On me reproche de me considérer comme le premier partout et en tout. Ah bon ? Pourtant, quand les Américains en font le moteur de leur suprématie sur le monde, on les trouve géniaux. D’ailleurs, est-ce que les Maliens ne disent pas à tout bout de champ : « Anga Mali ba ! » (Notre grand Mali !) ? Bien sûr qu’il est vaste, le Mali ! Bien sûr qu’il est sur le site des grands empires du Ghana et du Mali ! Et alors ? Est-ce que les Ivoiriens ne présentaient pas un tableau paradisiaque de leur pays, comme un lieu où les étrangers venaient calmer leur faim, étancher leur soif et « voler » des biens ? Ça frise le chauvinisme, mais mettons cela sur le compte d’un nationalisme exacerbé, sinon d’un patriotisme trop fortement assumé. Mais demandez « hôtes étrangers parmi nous » si ce que je suis prêt à faire pour eux, je peux l’avoir chez eux. Vous voyez ? Moi aussi je m’y mets, parce que nul n’a le monopole du chauvinisme.

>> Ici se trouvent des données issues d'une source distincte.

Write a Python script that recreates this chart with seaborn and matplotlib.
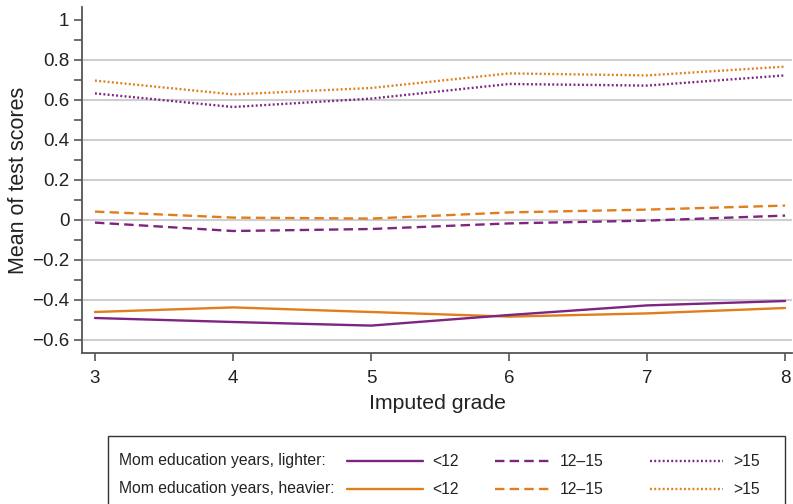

Nous avons tous nos qualités et nos défauts, mais nous avons un socle sur lequel nous pouvons bâtir une nouvelle cohésion, une nouvelle cohérence, de nouveaux sens. Et si on faisait mieux en revenant sur les fondamentaux de « la Charte du Mandé » ? Faites-moi donc universel parent à plaisanterie et je vous ferai adeptes d’Henri Lopès qui a conceptualisé le pleurer-rire. Et le Niger sera ce grand sourire qui illuminera l’Afrique de l’Ouest.